Story by Anna Browne
Every year, hundreds of thousands of writers across the world celebrate their love of writing by committing to write a 50,000 word novel between Nov. 1 and Nov. 30. By writing at least a chapter every day, many people have completed this challenge known as NaNoWriMo, which is short for National Novel Writing Month.
“It is a popular organization for people to volunteer for,” said Paige Knorr, a community representative for NaNoWriMo “We get a lot of people working on the project and helping people who are doing it for the first time.”
NaNoWriMo is a nonprofit organization with the motto that “your story matters,” according to its website.
“We have a thriving writing community in Whatcom County,” said Cory Skerry, the volunteer representative for NaNoWriMo in Whatcom County, adding that the number of writers grows each year as a result of the organization.
There were more than 300,000 participants in 2012, Skerry said.
One of these participants was Linda Lambert, the library director at Whatcom Community College.
NaNoWriMo has been actively supported and encouraged globally by a variety of different businesses and organizations, Skerry said.
Published authors offer “pep talks” and advice throughout the writing process during the event, and participants can collaborate and seek help on NaNoWriMo’s website, Knorr said. Many writing websites, such as Figment.com and Wattpad.com, support NaNoWriMo by hosting mini-contests and providing a forum for participants to give editorial support.

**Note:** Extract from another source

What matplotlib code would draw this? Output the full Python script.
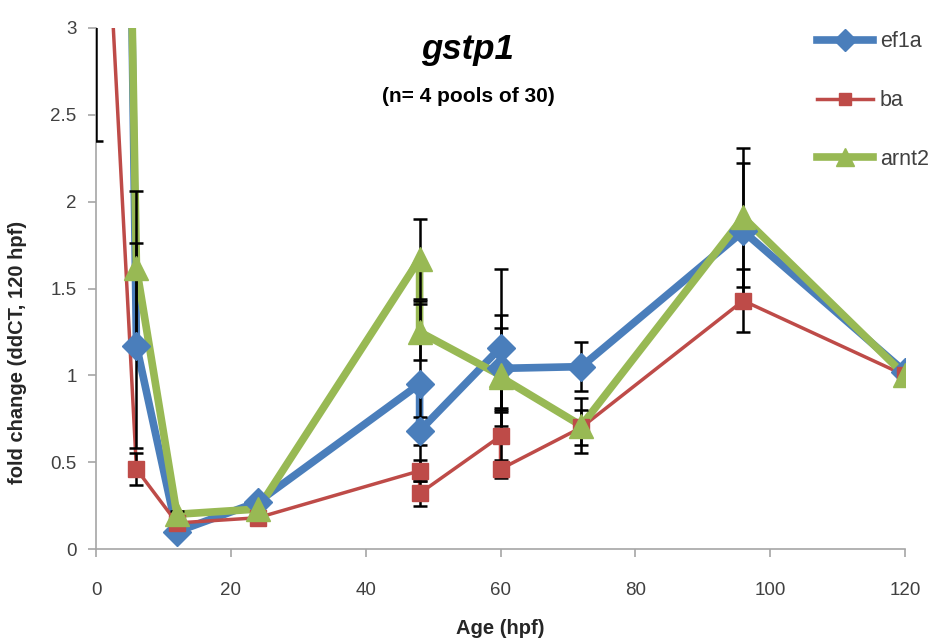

“I follow Eleanor Roosevelt’s quote when I do NaNoWriMo each year,” Lambert said. “‘Do something every day that scares you’ — and this definitely scares me.”
As NaNoWriMo has grown, over the past year many libraries, schools and bookstores have also supported the organization by inviting writers to participate at their institutions and providing them with resources.
Hannah Rubin, the Editorial Associate for NaNoWriMo, said programs such as Come Write In, which faciliates group writing during NaNoWriMo, were created as a result of the organization, and help people all over the world achieve their dream of becoming a writer.
“Our volunteers are fantastic,” Knorr said. “They organize and run writing events throughout November in their local communities. They are the best ones to contact in your local region, and are veritable gurus on everything NaNo-related.”
Skerry has done NaNoWriMo for the past eleven years, and said he is very passionate about it. “I’ve finished my novel every year that I have participated,” he said. “If you’ve never written a novel, it’s time to try, and NaNoWriMo is here to help you.”
“You just have to do it, whether you’re scared [or not]; there’s nothing to lose,” Linda Lambert said.
Grant Faulkner, the executive director of NaNoWriMo, described the program as a “rollicking conversation about all the aspects of writing, and an invitation to dare to do what seems impossible,” according to NaNoWriMo’s press release.
This year, NaNoWriMo offers a new layout for their website as well.
“We’ve redesigned our site to be more intuitive for both new and experienced users; it will guide them through the entire NaNoWriMo journey from start to finish,” said Chris Angotti, the director of programs at an organization affiliated with NaNoWriMo, in the press release.
NaNoWriMo has also provided a helpful layout for mobile and tablet devices to more easily spread a message that can inspire anyone, anywhere, Angotti said.
Many novels have been written as a result of NaNoWriMo, such as bestsellers “Water for Elephants” by Sara Gruen, and “The Night Circus” by Erin Morgenstern, according to the organization’s website.
People who want to participate can get involved through the organization’s website.
“NaNoWriMo gives me permission to write something zany that I might normally skip,” said Skerry. “I get to hear about all the other strange and brilliant novels people want to write, and I get to be a part of a global community. Hundreds of thousands of people do this together, every year.”